## BEGIN

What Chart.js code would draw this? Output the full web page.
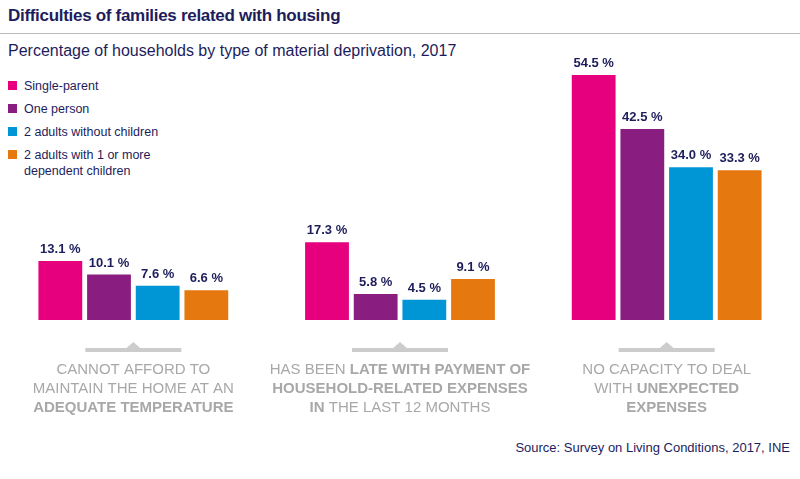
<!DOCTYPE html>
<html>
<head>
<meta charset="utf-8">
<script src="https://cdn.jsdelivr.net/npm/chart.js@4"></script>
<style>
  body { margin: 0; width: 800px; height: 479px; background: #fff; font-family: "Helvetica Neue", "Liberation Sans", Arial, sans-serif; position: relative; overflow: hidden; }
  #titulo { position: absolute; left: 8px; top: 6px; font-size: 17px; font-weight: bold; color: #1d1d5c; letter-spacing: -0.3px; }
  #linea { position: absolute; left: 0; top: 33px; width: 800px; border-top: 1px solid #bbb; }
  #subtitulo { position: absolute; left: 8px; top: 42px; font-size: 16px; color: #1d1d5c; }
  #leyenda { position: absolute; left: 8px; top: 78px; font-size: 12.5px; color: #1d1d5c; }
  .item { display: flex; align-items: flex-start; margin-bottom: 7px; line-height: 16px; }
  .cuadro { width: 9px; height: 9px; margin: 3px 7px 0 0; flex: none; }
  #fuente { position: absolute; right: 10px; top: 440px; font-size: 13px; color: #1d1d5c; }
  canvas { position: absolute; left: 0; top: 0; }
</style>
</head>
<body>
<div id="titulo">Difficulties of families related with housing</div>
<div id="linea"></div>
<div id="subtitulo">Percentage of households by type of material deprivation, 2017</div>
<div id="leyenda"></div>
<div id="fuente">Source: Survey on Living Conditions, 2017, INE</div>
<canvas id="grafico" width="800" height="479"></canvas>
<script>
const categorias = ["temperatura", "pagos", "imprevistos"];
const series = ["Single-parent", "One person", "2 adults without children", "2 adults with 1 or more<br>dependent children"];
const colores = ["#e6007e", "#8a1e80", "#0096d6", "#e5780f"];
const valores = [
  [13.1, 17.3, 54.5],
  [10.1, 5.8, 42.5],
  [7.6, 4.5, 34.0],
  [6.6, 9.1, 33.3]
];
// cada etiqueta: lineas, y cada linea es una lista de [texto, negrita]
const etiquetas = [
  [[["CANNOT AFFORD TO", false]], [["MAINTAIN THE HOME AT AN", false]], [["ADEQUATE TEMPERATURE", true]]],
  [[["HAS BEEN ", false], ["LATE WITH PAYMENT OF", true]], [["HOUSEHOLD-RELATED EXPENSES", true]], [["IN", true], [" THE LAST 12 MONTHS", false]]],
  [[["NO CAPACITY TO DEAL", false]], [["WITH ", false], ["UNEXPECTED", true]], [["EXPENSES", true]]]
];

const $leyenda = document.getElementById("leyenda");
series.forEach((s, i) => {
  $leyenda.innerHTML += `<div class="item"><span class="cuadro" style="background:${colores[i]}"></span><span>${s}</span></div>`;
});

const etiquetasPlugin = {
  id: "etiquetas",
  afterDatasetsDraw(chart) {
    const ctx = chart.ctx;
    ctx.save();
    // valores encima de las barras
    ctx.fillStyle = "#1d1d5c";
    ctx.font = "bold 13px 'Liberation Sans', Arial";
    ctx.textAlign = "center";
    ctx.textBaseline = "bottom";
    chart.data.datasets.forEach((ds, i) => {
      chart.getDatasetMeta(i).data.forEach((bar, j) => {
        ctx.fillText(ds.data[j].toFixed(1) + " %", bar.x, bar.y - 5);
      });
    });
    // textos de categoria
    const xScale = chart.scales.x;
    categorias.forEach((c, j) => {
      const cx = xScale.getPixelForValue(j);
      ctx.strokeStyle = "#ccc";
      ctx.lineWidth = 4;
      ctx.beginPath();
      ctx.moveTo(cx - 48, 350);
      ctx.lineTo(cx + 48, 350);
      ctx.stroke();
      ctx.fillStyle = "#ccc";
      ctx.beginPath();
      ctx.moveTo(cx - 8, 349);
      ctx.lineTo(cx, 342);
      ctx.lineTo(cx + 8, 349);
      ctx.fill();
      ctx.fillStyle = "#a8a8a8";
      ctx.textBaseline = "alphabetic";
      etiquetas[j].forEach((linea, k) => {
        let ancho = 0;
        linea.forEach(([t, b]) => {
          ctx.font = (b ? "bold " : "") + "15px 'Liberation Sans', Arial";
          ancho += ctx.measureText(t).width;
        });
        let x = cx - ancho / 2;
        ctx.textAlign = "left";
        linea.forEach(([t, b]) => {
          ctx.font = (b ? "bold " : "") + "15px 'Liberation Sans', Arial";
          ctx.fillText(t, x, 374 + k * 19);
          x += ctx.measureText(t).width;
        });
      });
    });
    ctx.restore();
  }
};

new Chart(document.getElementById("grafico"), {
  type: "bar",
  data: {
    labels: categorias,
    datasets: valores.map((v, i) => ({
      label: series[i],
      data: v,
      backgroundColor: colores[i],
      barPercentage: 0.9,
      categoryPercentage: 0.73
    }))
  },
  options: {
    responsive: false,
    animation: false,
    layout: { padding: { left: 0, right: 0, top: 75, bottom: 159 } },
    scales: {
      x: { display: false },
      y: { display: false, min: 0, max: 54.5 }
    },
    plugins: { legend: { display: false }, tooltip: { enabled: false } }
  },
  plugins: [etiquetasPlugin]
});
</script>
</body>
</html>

## END

**YOUR TASK:**
Do not include the images; transcribe the rest of the listing exactly.

**ANSWER TO THE TASK:**
What Chart.js code would draw this? Output the full web page.
<!DOCTYPE html>
<html>
<head>
<meta charset="utf-8">
<script src="https://cdn.jsdelivr.net/npm/chart.js@4"></script>
<style>
  body { margin: 0; width: 800px; height: 479px; background: #fff; font-family: "Helvetica Neue", "Liberation Sans", Arial, sans-serif; position: relative; overflow: hidden; }
  #titulo { position: absolute; left: 8px; top: 6px; font-size: 17px; font-weight: bold; color: #1d1d5c; letter-spacing: -0.3px; }
  #linea { position: absolute; left: 0; top: 33px; width: 800px; border-top: 1px solid #bbb; }
  #subtitulo { position: absolute; left: 8px; top: 42px; font-size: 16px; color: #1d1d5c; }
  #leyenda { position: absolute; left: 8px; top: 78px; font-size: 12.5px; color: #1d1d5c; }
  .item { display: flex; align-items: flex-start; margin-bottom: 7px; line-height: 16px; }
  .cuadro { width: 9px; height: 9px; margin: 3px 7px 0 0; flex: none; }
  #fuente { position: absolute; right: 10px; top: 440px; font-size: 13px; color: #1d1d5c; }
  canvas { position: absolute; left: 0; top: 0; }
</style>
</head>
<body>
<div id="titulo">Difficulties of families related with housing</div>
<div id="linea"></div>
<div id="subtitulo">Percentage of households by type of material deprivation, 2017</div>
<div id="leyenda"></div>
<div id="fuente">Source: Survey on Living Conditions, 2017, INE</div>
<canvas id="grafico" width="800" height="479"></canvas>
<script>
const categorias = ["temperatura", "pagos", "imprevistos"];
const series = ["Single-parent", "One person", "2 adults without children", "2 adults with 1 or more<br>dependent children"];
const colores = ["#e6007e", "#8a1e80", "#0096d6", "#e5780f"];
const valores = [
  [13.1, 17.3, 54.5],
  [10.1, 5.8, 42.5],
  [7.6, 4.5, 34.0],
  [6.6, 9.1, 33.3]
];
// cada etiqueta: lineas, y cada linea es una lista de [texto, negrita]
const etiquetas = [
  [[["CANNOT AFFORD TO", false]], [["MAINTAIN THE HOME AT AN", false]], [["ADEQUATE TEMPERATURE", true]]],
  [[["HAS BEEN ", false], ["LATE WITH PAYMENT OF", true]], [["HOUSEHOLD-RELATED EXPENSES", true]], [["IN", true], [" THE LAST 12 MONTHS", false]]],
  [[["NO CAPACITY TO DEAL", false]], [["WITH ", false], ["UNEXPECTED", true]], [["EXPENSES", true]]]
];

const $leyenda = document.getElementById("leyenda");
series.forEach((s, i) => {
  $leyenda.innerHTML += `<div class="item"><span class="cuadro" style="background:${colores[i]}"></span><span>${s}</span></div>`;
});

const etiquetasPlugin = {
  id: "etiquetas",
  afterDatasetsDraw(chart) {
    const ctx = chart.ctx;
    ctx.save();
    // valores encima de las barras
    ctx.fillStyle = "#1d1d5c";
    ctx.font = "bold 13px 'Liberation Sans', Arial";
    ctx.textAlign = "center";
    ctx.textBaseline = "bottom";
    chart.data.datasets.forEach((ds, i) => {
      chart.getDatasetMeta(i).data.forEach((bar, j) => {
        ctx.fillText(ds.data[j].toFixed(1) + " %", bar.x, bar.y - 5);
      });
    });
    // textos de categoria
    const xScale = chart.scales.x;
    categorias.forEach((c, j) => {
      const cx = xScale.getPixelForValue(j);
      ctx.strokeStyle = "#ccc";
      ctx.lineWidth = 4;
      ctx.beginPath();
      ctx.moveTo(cx - 48, 350);
      ctx.lineTo(cx + 48, 350);
      ctx.stroke();
      ctx.fillStyle = "#ccc";
      ctx.beginPath();
      ctx.moveTo(cx - 8, 349);
      ctx.lineTo(cx, 342);
      ctx.lineTo(cx + 8, 349);
      ctx.fill();
      ctx.fillStyle = "#a8a8a8";
      ctx.textBaseline = "alphabetic";
      etiquetas[j].forEach((linea, k) => {
        let ancho = 0;
        linea.forEach(([t, b]) => {
          ctx.font = (b ? "bold " : "") + "15px 'Liberation Sans', Arial";
          ancho += ctx.measureText(t).width;
        });
        let x = cx - ancho / 2;
        ctx.textAlign = "left";
        linea.forEach(([t, b]) => {
          ctx.font = (b ? "bold " : "") + "15px 'Liberation Sans', Arial";
          ctx.fillText(t, x, 374 + k * 19);
          x += ctx.measureText(t).width;
        });
      });
    });
    ctx.restore();
  }
};

new Chart(document.getElementById("grafico"), {
  type: "bar",
  data: {
    labels: categorias,
    datasets: valores.map((v, i) => ({
      label: series[i],
      data: v,
      backgroundColor: colores[i],
      barPercentage: 0.9,
      categoryPercentage: 0.73
    }))
  },
  options: {
    responsive: false,
    animation: false,
    layout: { padding: { left: 0, right: 0, top: 75, bottom: 159 } },
    scales: {
      x: { display: false },
      y: { display: false, min: 0, max: 54.5 }
    },
    plugins: { legend: { display: false }, tooltip: { enabled: false } }
  },
  plugins: [etiquetasPlugin]
});
</script>
</body>
</html>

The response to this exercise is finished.